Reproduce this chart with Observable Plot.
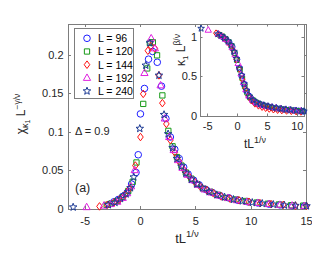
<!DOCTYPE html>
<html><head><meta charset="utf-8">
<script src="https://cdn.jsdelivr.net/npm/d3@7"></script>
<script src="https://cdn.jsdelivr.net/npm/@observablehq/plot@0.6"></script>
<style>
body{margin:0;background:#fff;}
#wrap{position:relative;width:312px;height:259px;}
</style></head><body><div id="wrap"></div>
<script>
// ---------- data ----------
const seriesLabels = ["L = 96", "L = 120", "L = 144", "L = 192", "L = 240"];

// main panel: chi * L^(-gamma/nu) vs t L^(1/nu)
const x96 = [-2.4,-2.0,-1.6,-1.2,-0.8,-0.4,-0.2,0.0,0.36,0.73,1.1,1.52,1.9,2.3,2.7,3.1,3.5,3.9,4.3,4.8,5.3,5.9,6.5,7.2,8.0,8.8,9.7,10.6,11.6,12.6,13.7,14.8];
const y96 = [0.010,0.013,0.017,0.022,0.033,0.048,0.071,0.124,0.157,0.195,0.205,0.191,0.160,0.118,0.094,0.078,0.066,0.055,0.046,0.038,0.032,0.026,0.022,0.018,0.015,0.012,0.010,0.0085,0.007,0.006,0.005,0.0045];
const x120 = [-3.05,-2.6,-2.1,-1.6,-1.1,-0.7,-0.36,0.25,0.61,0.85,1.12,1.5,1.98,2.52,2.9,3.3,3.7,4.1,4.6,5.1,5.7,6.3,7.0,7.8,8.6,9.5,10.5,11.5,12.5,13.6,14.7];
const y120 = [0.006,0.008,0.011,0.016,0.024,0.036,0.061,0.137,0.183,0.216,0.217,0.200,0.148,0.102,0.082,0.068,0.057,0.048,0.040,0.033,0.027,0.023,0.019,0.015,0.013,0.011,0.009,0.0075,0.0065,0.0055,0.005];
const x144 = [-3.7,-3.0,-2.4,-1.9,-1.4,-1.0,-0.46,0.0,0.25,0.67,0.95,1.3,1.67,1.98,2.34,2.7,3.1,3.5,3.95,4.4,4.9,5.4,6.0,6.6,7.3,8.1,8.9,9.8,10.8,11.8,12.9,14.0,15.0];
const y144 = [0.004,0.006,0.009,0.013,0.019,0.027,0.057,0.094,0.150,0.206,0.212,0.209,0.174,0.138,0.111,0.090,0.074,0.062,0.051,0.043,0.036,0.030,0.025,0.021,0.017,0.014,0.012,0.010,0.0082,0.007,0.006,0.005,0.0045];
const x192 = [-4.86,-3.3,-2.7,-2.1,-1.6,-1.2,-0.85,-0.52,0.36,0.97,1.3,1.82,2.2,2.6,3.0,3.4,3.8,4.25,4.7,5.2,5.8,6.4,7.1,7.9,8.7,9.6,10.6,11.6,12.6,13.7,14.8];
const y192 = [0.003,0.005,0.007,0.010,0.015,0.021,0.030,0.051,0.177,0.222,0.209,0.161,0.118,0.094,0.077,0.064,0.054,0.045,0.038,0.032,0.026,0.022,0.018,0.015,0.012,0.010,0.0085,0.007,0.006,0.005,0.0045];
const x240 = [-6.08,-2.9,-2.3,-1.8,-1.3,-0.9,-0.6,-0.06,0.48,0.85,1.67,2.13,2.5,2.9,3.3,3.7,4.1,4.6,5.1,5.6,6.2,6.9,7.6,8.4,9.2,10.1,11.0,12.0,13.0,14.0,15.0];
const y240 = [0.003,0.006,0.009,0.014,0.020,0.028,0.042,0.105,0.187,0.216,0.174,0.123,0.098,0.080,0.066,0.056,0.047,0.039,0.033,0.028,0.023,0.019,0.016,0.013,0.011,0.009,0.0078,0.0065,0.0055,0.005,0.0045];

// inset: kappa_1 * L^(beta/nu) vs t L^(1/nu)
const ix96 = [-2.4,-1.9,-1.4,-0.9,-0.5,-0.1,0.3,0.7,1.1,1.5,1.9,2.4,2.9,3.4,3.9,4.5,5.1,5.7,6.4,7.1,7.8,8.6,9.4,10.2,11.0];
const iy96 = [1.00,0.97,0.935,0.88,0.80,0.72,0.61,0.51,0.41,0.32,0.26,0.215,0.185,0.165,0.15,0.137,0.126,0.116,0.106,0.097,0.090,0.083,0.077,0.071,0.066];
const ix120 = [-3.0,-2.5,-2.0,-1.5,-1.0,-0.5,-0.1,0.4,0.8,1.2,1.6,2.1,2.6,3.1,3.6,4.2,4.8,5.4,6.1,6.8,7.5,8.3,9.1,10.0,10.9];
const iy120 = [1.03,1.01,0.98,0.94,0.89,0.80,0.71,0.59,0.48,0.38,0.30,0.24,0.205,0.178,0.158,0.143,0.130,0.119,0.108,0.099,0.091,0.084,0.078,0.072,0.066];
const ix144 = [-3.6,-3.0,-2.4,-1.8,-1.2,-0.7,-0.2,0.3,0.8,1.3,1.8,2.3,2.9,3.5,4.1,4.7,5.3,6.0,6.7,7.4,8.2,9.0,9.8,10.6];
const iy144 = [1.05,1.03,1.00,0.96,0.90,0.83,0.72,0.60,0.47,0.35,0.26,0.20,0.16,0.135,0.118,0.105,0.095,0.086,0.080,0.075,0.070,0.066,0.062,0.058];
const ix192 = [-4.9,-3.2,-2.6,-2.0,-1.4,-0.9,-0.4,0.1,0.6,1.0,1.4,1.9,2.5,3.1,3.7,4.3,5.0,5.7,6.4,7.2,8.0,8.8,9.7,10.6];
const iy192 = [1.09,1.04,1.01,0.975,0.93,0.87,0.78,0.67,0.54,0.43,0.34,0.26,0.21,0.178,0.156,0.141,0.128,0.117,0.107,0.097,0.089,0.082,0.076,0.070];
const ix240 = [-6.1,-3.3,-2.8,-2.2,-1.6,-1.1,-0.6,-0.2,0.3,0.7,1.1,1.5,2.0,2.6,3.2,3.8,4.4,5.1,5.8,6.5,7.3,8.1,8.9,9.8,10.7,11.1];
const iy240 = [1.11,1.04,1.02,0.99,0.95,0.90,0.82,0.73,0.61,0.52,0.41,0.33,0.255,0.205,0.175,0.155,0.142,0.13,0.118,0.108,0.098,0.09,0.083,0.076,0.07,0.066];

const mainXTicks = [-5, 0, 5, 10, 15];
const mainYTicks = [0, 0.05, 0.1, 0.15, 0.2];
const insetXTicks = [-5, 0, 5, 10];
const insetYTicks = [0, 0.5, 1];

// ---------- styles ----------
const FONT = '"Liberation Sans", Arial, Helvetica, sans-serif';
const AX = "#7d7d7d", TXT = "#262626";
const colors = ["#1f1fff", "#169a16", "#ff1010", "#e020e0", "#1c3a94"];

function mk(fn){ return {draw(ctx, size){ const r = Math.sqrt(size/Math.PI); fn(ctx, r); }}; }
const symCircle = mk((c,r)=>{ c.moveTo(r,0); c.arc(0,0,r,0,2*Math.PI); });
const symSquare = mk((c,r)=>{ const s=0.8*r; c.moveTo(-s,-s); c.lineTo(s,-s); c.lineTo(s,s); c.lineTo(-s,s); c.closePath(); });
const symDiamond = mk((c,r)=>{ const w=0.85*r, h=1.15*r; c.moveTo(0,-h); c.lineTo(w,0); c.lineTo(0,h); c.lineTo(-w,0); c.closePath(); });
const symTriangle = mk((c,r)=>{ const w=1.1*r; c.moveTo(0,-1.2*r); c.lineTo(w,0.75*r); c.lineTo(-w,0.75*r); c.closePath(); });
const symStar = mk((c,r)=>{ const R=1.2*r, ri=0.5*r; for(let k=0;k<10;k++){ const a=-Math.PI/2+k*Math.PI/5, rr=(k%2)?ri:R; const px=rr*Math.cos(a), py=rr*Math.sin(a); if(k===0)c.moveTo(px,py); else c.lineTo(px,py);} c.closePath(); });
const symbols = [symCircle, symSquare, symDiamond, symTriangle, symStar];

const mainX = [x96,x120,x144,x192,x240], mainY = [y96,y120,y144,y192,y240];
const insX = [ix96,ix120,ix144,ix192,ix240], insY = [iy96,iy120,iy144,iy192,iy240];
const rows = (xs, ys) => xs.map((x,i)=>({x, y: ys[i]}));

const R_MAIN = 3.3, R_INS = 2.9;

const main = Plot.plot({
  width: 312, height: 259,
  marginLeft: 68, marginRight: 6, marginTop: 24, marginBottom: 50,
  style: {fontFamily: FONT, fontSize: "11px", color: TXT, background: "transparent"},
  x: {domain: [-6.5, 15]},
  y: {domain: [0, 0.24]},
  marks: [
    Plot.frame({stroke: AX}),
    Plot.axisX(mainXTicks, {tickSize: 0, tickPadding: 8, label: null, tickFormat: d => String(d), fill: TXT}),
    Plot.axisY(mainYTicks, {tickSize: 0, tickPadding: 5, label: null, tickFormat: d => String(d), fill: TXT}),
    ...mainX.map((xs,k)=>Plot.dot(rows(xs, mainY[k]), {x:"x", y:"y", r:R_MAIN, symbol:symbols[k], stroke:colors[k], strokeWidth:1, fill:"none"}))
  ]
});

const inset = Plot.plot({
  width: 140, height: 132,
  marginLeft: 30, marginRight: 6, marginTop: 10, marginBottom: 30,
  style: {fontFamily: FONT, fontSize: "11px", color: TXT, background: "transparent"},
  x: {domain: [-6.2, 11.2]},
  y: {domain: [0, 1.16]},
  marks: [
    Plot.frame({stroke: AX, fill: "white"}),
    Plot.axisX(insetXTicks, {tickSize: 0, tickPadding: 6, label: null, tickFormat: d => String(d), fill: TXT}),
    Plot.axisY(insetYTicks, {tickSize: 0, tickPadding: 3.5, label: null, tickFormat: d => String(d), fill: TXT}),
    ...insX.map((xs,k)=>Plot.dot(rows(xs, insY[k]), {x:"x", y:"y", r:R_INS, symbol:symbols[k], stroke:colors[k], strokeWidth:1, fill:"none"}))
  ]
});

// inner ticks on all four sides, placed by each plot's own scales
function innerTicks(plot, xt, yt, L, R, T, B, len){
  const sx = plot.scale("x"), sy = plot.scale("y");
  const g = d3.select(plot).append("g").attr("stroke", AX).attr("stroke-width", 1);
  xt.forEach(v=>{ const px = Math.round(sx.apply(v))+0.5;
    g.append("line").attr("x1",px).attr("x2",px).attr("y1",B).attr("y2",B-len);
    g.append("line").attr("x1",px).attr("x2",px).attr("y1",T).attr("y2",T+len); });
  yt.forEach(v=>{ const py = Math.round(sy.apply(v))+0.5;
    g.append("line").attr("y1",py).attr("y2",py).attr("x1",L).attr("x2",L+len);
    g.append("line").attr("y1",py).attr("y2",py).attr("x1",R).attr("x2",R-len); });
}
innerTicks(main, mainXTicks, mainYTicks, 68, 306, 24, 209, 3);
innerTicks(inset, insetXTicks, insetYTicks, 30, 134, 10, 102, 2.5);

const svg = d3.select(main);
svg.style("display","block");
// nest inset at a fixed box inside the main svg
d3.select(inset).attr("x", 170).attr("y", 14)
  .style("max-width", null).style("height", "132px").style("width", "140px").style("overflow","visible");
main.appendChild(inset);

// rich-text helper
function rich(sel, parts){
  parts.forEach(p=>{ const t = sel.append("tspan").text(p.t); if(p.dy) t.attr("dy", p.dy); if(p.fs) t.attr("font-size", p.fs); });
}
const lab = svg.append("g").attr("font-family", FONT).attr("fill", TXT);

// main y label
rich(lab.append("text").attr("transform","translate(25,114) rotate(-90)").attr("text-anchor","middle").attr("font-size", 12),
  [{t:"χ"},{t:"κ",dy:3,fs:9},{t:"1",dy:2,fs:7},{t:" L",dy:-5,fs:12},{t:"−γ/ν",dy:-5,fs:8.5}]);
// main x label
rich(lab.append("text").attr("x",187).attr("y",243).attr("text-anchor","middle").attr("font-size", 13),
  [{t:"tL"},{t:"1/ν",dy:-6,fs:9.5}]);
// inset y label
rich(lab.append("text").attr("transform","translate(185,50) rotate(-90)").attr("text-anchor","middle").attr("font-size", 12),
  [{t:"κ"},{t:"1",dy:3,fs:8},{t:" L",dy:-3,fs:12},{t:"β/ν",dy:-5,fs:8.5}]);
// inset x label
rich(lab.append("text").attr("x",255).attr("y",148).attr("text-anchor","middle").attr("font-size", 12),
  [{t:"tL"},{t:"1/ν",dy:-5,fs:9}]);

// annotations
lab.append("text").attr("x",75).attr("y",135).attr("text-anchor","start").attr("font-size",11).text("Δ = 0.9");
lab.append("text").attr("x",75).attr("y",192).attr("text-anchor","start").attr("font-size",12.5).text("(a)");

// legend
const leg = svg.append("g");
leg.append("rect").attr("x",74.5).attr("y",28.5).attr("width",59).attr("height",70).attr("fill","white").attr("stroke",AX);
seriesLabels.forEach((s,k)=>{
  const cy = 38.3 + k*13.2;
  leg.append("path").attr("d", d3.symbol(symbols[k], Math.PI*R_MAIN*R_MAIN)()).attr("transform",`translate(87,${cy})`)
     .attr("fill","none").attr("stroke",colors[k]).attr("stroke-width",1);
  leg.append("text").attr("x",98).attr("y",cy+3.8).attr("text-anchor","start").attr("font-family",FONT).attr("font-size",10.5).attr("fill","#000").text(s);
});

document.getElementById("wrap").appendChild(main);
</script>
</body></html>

-*-

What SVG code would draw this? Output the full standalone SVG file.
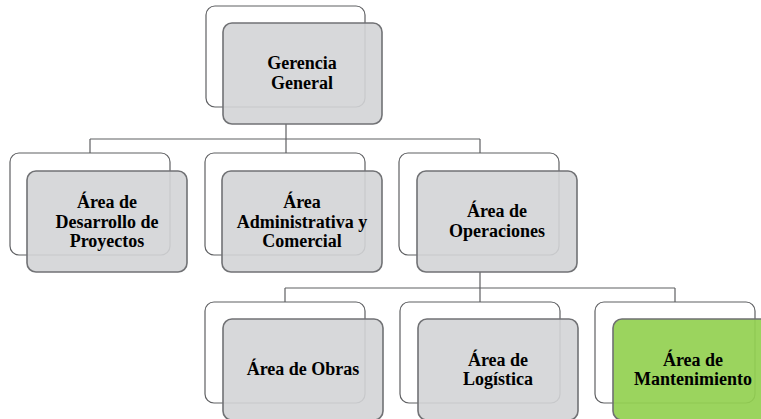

-*-

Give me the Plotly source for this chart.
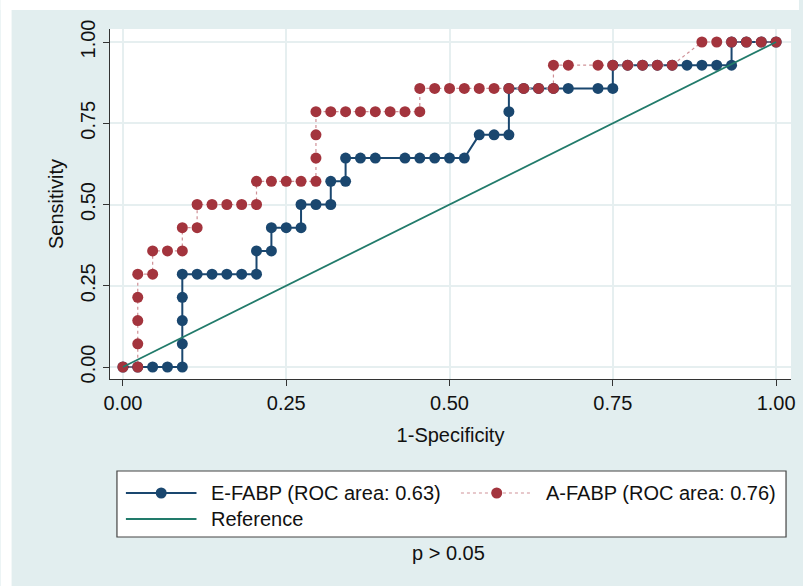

-*-

## STATED GOAL
Check each line above for the word "this", and copy the lines where it appears.

## FINAL RESULT
Reproduce this chart with Observable Plot.
What SVG code would draw this? Output the full standalone SVG file.
Give me the Plotly source for this chart.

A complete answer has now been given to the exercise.